• _SHORT PROBLEM_
Quote word for word the lines below, beginning with the first and ending with the one that has "plt.rcParams['font.family'] = ['Liberation". Drop the pictures.

>>

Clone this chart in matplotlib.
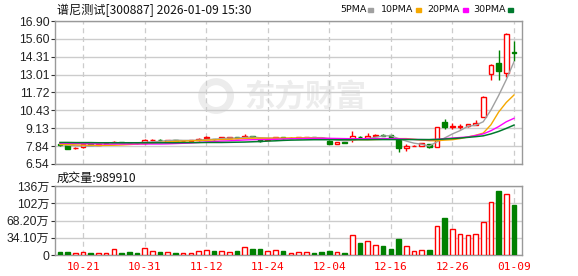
import numpy as np
import matplotlib
matplotlib.use('Agg')
import matplotlib.pyplot as plt
from matplotlib.patches import Rectangle

plt.rcParams['font.family'] = ['Liberation Sans', 'Noto Sans CJK SC']

# --- data (price in yuan, volume in 万手) ---
dates = ['10-16', '10-17', '10-20', '10-21', '10-22', '10-23', '10-24', '10-27', '10-28', '10-29',
         '10-30', '10-31', '11-03', '11-04', '11-05', '11-06', '11-07', '11-10', '11-11', '11-12',
         '11-13', '11-14', '11-17', '11-18', '11-19', '11-20', '11-21', '11-24', '11-25', '11-26',
         '11-27', '11-28', '12-01', '12-02', '12-03', '12-04', '12-05', '12-08', '12-09', '12-10',
         '12-11', '12-12', '12-15', '12-16', '12-17', '12-18', '12-19', '12-22', '12-23', '12-24',
         '12-25', '12-26', '12-29', '12-30', '12-31', '01-05', '01-06', '01-07', '01-08', '01-09']

opens = [8.00, 7.90, 7.70, 7.74, 8.00, 7.95, 7.97, 8.06, 8.13, 8.08,
         8.07, 8.05, 8.27, 8.30, 8.16, 8.28, 8.18, 8.21, 8.28, 8.40,
         8.36, 8.44, 8.44, 8.48, 8.47, 8.57, 8.34, 8.30, 8.40, 8.46,
         8.42, 8.43, 8.46, 8.46, 8.45, 8.23, 8.01, 8.15, 8.35, 8.49,
         8.44, 8.60, 8.64, 8.64, 8.35, 7.68, 7.85, 7.84, 7.99, 7.76,
         9.60, 9.24, 9.25, 9.26, 9.40, 9.97, 13.04, 13.88, 13.11, 14.66]
highs = [8.04, 7.92, 7.76, 8.02, 8.03, 8.00, 8.05, 8.18, 8.15, 8.12,
         8.09, 8.32, 8.34, 8.35, 8.30, 8.30, 8.24, 8.30, 8.42, 8.56,
         8.38, 8.48, 8.48, 8.50, 8.69, 8.60, 8.36, 8.40, 8.50, 8.50,
         8.46, 8.50, 8.52, 8.48, 8.47, 8.25, 8.12, 8.17, 8.93, 8.60,
         8.82, 8.68, 8.68, 8.66, 8.37, 7.96, 7.90, 8.06, 8.00, 9.22,
         9.80, 9.49, 9.45, 9.44, 9.73, 11.47, 13.78, 14.80, 16.00, 15.45]
lows = [7.88, 7.63, 7.64, 7.72, 7.92, 7.93, 7.95, 8.04, 8.04, 8.02,
        8.01, 7.98, 8.22, 8.22, 8.14, 8.18, 8.16, 8.19, 8.22, 8.38,
        8.30, 8.42, 8.42, 8.44, 8.40, 8.48, 8.16, 8.28, 8.38, 8.38,
        8.40, 8.41, 8.42, 8.42, 8.38, 8.00, 7.96, 8.06, 8.15, 8.35,
        8.42, 8.56, 8.55, 8.42, 7.39, 7.50, 7.82, 7.82, 7.68, 7.74,
        9.07, 9.05, 9.08, 9.24, 9.34, 9.95, 12.62, 12.62, 12.86, 14.00]
closes = [7.90, 7.65, 7.73, 8.00, 7.95, 7.98, 8.03, 8.15, 8.06, 8.05,
          8.04, 8.28, 8.29, 8.28, 8.28, 8.21, 8.22, 8.27, 8.36, 8.48,
          8.32, 8.47, 8.47, 8.45, 8.59, 8.50, 8.18, 8.38, 8.46, 8.42,
          8.45, 8.48, 8.47, 8.44, 8.40, 8.01, 8.11, 8.08, 8.59, 8.46,
          8.57, 8.62, 8.58, 8.44, 7.68, 7.84, 7.87, 8.04, 7.79, 9.20,
          9.22, 9.27, 9.28, 9.42, 9.50, 11.40, 13.68, 13.28, 15.94, 14.60]
volumes = [6.5, 6.5, 4.0, 5.3, 4.0, 4.0, 4.0, 11.2, 4.0, 5.9,
           4.0, 13.2, 7.3, 5.9, 5.3, 4.0, 4.0, 4.0, 7.9, 9.2,
           7.9, 7.3, 5.9, 7.9, 15.2, 11.9, 11.9, 7.9, 9.2, 8.2,
           4.5, 6.0, 6.0, 4.5, 6.5, 8.5, 6.0, 4.5, 39.5, 24.0,
           27.7, 19.8, 17.8, 12.0, 31.0, 17.0, 8.0, 10.0, 10.0, 57.0,
           73.0, 51.0, 41.5, 39.5, 41.5, 64.6, 104.0, 126.5, 120.6, 98.991]

ma5 = [7.95, 7.90, 7.86, 7.84, 7.84, 7.86, 7.92, 8.02, 8.05, 8.06,
       8.07, 8.12, 8.14, 8.19, 8.23, 8.27, 8.25, 8.25, 8.27, 8.31,
       8.33, 8.38, 8.42, 8.42, 8.46, 8.50, 8.44, 8.42, 8.41, 8.39,
       8.38, 8.41, 8.45, 8.45, 8.45, 8.36, 8.28, 8.21, 8.26, 8.35,
       8.36, 8.48, 8.57, 8.59, 8.38, 8.20, 8.05, 7.97, 7.84, 8.15,
       8.43, 8.72, 8.96, 9.27, 9.35, 9.60, 10.45, 11.50, 12.65, 13.95]
ma10 = [7.96, 7.95, 7.93, 7.91, 7.90, 7.89, 7.89, 7.90, 7.92, 7.95,
        7.98, 8.02, 8.06, 8.10, 8.14, 8.18, 8.20, 8.22, 8.24, 8.26,
        8.28, 8.31, 8.33, 8.36, 8.39, 8.41, 8.41, 8.41, 8.41, 8.42,
        8.43, 8.43, 8.43, 8.42, 8.40, 8.38, 8.35, 8.32, 8.31, 8.30,
        8.30, 8.31, 8.33, 8.36, 8.38, 8.38, 8.33, 8.27, 8.23, 8.23,
        8.27, 8.30, 8.38, 8.50, 8.62, 8.78, 9.38, 10.30, 11.00, 11.54]
ma20 = [8.05, 8.04, 8.03, 8.02, 8.01, 8.00, 7.99, 7.99, 7.99, 7.99,
        7.99, 7.99, 7.99, 7.99, 8.00, 8.02, 8.04, 8.06, 8.10, 8.14,
        8.17, 8.20, 8.22, 8.25, 8.28, 8.30, 8.31, 8.32, 8.33, 8.35,
        8.37, 8.38, 8.39, 8.40, 8.40, 8.40, 8.39, 8.38, 8.37, 8.37,
        8.37, 8.37, 8.38, 8.38, 8.37, 8.35, 8.32, 8.31, 8.30, 8.33,
        8.38, 8.42, 8.46, 8.50, 8.60, 8.72, 8.95, 9.25, 9.60, 9.85]
ma30 = [8.10, 8.10, 8.09, 8.09, 8.09, 8.08, 8.08, 8.08, 8.08, 8.08,
        8.08, 8.08, 8.08, 8.08, 8.08, 8.08, 8.09, 8.09, 8.09, 8.10,
        8.10, 8.10, 8.11, 8.12, 8.13, 8.15, 8.17, 8.20, 8.22, 8.25,
        8.27, 8.28, 8.29, 8.30, 8.30, 8.30, 8.30, 8.30, 8.30, 8.30,
        8.30, 8.31, 8.31, 8.31, 8.31, 8.31, 8.31, 8.31, 8.31, 8.32,
        8.35, 8.38, 8.42, 8.47, 8.52, 8.58, 8.72, 8.90, 9.12, 9.36]

price_ticks = [6.54, 7.84, 9.13, 10.43, 11.72, 13.01, 14.31, 15.60, 16.90]
vol_ticks = [0, 34.1, 68.2, 102.3, 136.4]
vol_tick_labels = ['0', '34.10万', '68.20万', '102万', '136万']
label_idx = [3, 11, 19, 27, 35, 43, 51, 59]

RED = '#ff0000'
GREEN = '#008000'
GRID = '#cccccc'

x = np.arange(len(dates))
o = np.array(opens)
c = np.array(closes)
up = c >= o

fig = plt.figure(figsize=(5.78, 2.76), dpi=100)
ax = fig.add_axes([55/578, 1-164/276, 467/578, 143/276])
axv = fig.add_axes([55/578, 1-255/276, 467/578, 69/276])

# watermark (logo + name)
ax.text(0.535, 0.475, '东方财富', transform=ax.transAxes, ha='center', va='center',
        fontsize=22, fontweight='bold', color='#ececec', family='Noto Sans CJK SC', zorder=0)
ax.scatter([0.345], [0.475], s=430, transform=ax.transAxes, facecolors='none',
           edgecolors='#ececec', linewidths=5, zorder=0)

for a in (ax, axv):
    a.set_xlim(-0.65, 60.04)
    for i in label_idx:
        a.axvline(i, color=GRID, lw=0.9, ls=(0, (4, 3)), zorder=0.5)
    for s in a.spines.values():
        s.set_color('#999999')
        s.set_linewidth(1)
    a.tick_params(axis='y', length=3, width=0.8, color='#333333', labelsize=8.7,
                  labelcolor='#222222', pad=1)

# candles
w = 0.6
ax.vlines(x[up], np.array(lows)[up], np.array(highs)[up], color=RED, lw=1, zorder=2)
ax.vlines(x[~up], np.array(lows)[~up], np.array(highs)[~up], color=GREEN, lw=1, zorder=2)
body = np.abs(c - o)
body = np.where(body < 0.02, 0.02, body)
ax.bar(x[up], body[up], w, bottom=o[up], facecolor='white', edgecolor=RED, lw=1, zorder=3)
ax.bar(x[~up], body[~up], w, bottom=c[~up], facecolor=GREEN, edgecolor=GREEN, lw=1, zorder=3)

ax.plot(x, ma5, color='#a0a0a0', lw=1, zorder=4)
ax.plot(x, ma10, color='#f5a800', lw=1, zorder=4)
ax.plot(x, ma20, color='#ff00ff', lw=1, zorder=4)
ax.plot(x, ma30, color='#007a2e', lw=1.1, zorder=4)

ax.set_ylim(6.54, 16.90)
ax.set_yticks(price_ticks)
ax.set_yticklabels(['%.2f' % t for t in price_ticks])
ax.yaxis.grid(True, color=GRID, lw=1)
ax.set_axisbelow(True)
ax.set_xticks([])

# volume
v = np.array(volumes)
axv.bar(x[up], v[up], w, facecolor='white', edgecolor=RED, lw=1, zorder=3)
axv.bar(x[~up], v[~up], w, facecolor=GREEN, edgecolor=GREEN, lw=1, zorder=3)
axv.set_ylim(0, 136.4)
axv.set_yticks(vol_ticks)
axv.set_yticklabels(vol_tick_labels)
axv.yaxis.grid(True, color=GRID, lw=1)
axv.set_axisbelow(True)
axv.set_xticks(label_idx)
axv.set_xticklabels([dates[i] for i in label_idx], family='DejaVu Sans Mono',
                    fontsize=8, color=RED)
axv.tick_params(axis='x', length=0, pad=5)

# header texts
fig.text(57/578, 1-10/276, '谱尼测试[300887] 2026-01-09 15:30', fontsize=8.7,
         family=['Noto Sans CJK SC', 'DejaVu Sans'], color='#111111', va='center')
fig.text(57/578, 1-178/276, '成交量:989910', fontsize=8.7,
         family=['Noto Sans CJK SC', 'DejaVu Sans'], color='#111111', va='center')

legend = [('5PMA', 340, 368, '#a0a0a0'), ('10PMA', 381, 416, '#f5a800'),
          ('20PMA', 427, 463, '#ff00ff'), ('30PMA', 473, 508, '#007a2e')]
for name, tx, sx, col in legend:
    fig.text(tx/578, 1-10/276, name, fontsize=6.8, family='Liberation Sans Narrow',
             color='#111111', va='center')
    fig.patches.append(Rectangle((sx/578, 1-11.5/276), 5/578, 3.5/276,
                                 transform=fig.transFigure, color=col, figure=fig))

fig.savefig('out.png', dpi=100)
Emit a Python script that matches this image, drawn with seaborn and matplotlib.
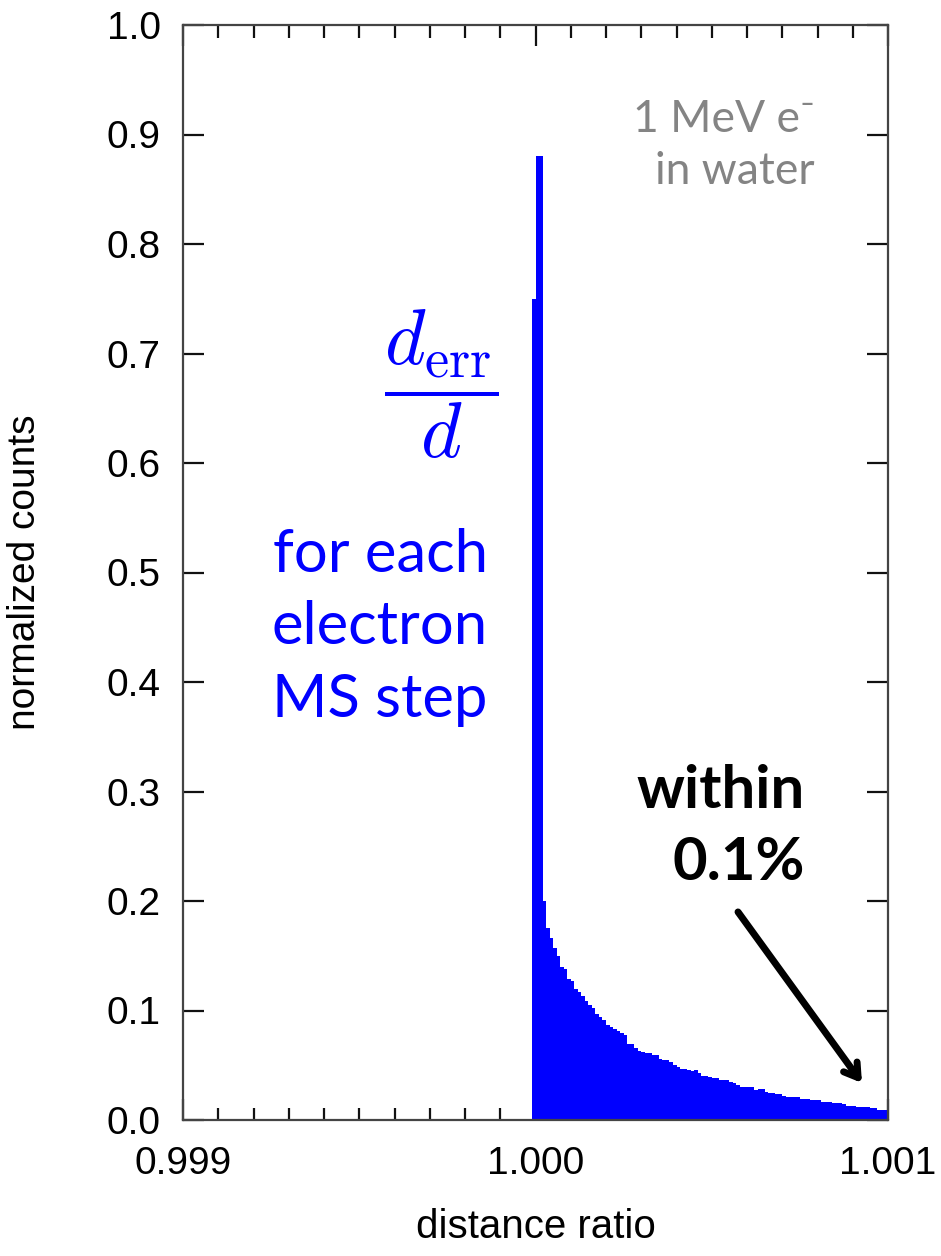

<<

• _TASK OUTPUT_
Clone this chart in matplotlib.
import numpy as np
import matplotlib
matplotlib.use('Agg')
import matplotlib.pyplot as plt
from matplotlib.patches import Rectangle

plt.rcParams['font.family'] = ['Liberation Sans', 'Noto Sans CJK SC']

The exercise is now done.